The Nagas

Hill Peoples of Northeast India

Project Introduction The Naga Database

miscellaneous papers, notebooks and letters on Nagas by Ursula Graham Bower, 1937-1947

caption: moving village sites
medium: notes
person: GaidelueNamkiagh/ of Impoi
ethnicgroup: Zemi
location: Hajaichak Nenglo Kepelo Impoi Asalu
person: Graham Bower/ Ursula
date: 1937-1946
person: private collection
text: One of the reasons for changing a village site is that in an old village burials and memorial stone monuments take up so much room that later burials are apt to be a trifle unhealthy. In that case the village moves. It does the same if the jhum-land runs short, if the site seems to be unhealthy, or if there is a split through some quarrel. Thus Hajaichak broke up, the more peaceful moving up the hill towards Nenglo, and Gaidelue's partisans going north half-a-mile to form Kepelo. The split was chiefly due to the more respectable elements fear that Hajaichak would be burned in punishment for the sins of the few. Jhum-land may have had something to do with it, too.
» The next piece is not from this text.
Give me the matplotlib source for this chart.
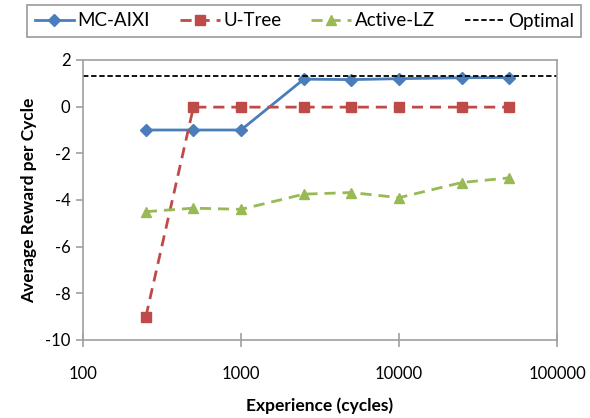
import matplotlib.pyplot as plt
from matplotlib.ticker import FixedLocator, NullLocator

plt.rcParams['font.family'] = ['Lato', 'DejaVu Sans']
plt.rcParams['axes.unicode_minus'] = False

# data
cycles = [250, 500, 1000, 2500, 5000, 10000, 25000, 50000]
mc_aixi = [-1.0, -1.0, -1.0, 1.18, 1.16, 1.2, 1.24, 1.25]
u_tree = [-9.0, -0.02, -0.02, -0.02, -0.02, -0.02, -0.02, -0.02]
active_lz = [-4.5, -4.35, -4.4, -3.75, -3.68, -3.9, -3.25, -3.05]
optimal = 1.32

fig = plt.figure(figsize=(5.90, 4.18), dpi=100)
ax = fig.add_axes([83/590, 1 - 340/418, (557-83)/590, (340-60)/418])

ax.plot(cycles, mc_aixi, color='#4a7ebb', lw=2, marker='D', ms=6, label='MC-AIXI')
ax.plot(cycles, u_tree, color='#be4b48', lw=2, ls=(0, (4, 2.5)), marker='s', ms=7, label='U-Tree')
ax.plot(cycles, active_lz, color='#98b954', lw=2, ls=(0, (4, 2.5)), marker='^', ms=7, label='Active-LZ')
ax.axhline(optimal, color='black', lw=1.3, ls=(0, (3, 1.5)), label='Optimal')

ax.set_xscale('log')
ax.set_xlim(100, 100000)
ax.set_ylim(-10, 2)
ax.xaxis.set_major_locator(FixedLocator([100, 1000, 10000, 100000]))
ax.xaxis.set_minor_locator(NullLocator())
ax.set_xticklabels(['100', '1000', '10000', '100000'])
ax.set_yticks(range(-10, 3, 2))

for s in ax.spines.values():
    s.set_color('#a0a0a0')
    s.set_linewidth(1.2)
ax.tick_params(colors='#a0a0a0', labelcolor='black', labelsize=12, length=5, width=1.2)
ax.tick_params(axis='x', direction='inout', length=10, pad=14)
ax.tick_params(axis='y', pad=4)

ax.set_xlabel('Experience (cycles)', fontsize=12.5, fontweight='bold', labelpad=11)
ax.set_ylabel('Average Reward per Cycle', fontsize=12.5, fontweight='bold', labelpad=6)

leg = fig.legend(loc='upper left', bbox_to_anchor=(27/590, 1 - 5/418),
                 ncol=4, fontsize=13.5, frameon=True, fancybox=False,
                 borderaxespad=0, borderpad=0.4, handlelength=2.1, handletextpad=0.2,
                 columnspacing=1.6)
leg.get_frame().set_edgecolor('#808080')
leg.get_frame().set_linewidth(1.2)

fig.savefig('out.png', dpi=100)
At any rate Kepelo have thriven, and have been able to sell surplus rice when other villages were running badly short.
text: Similarly the large village of Impoi moved to the lower site of Asalu, probably because the jhum-land on the hills is very limited and the distance to the lower fields was too great. About 1937-38 a small colony left Asalu and founded a village on the old site. Internal politics in Asalu probably had a good deal to do with the split. Namkiagh, leader of the colony, being a decidedly strong-minded and independent character. The official (Impoi) explanation is that the old site is much more healthy than Asalu.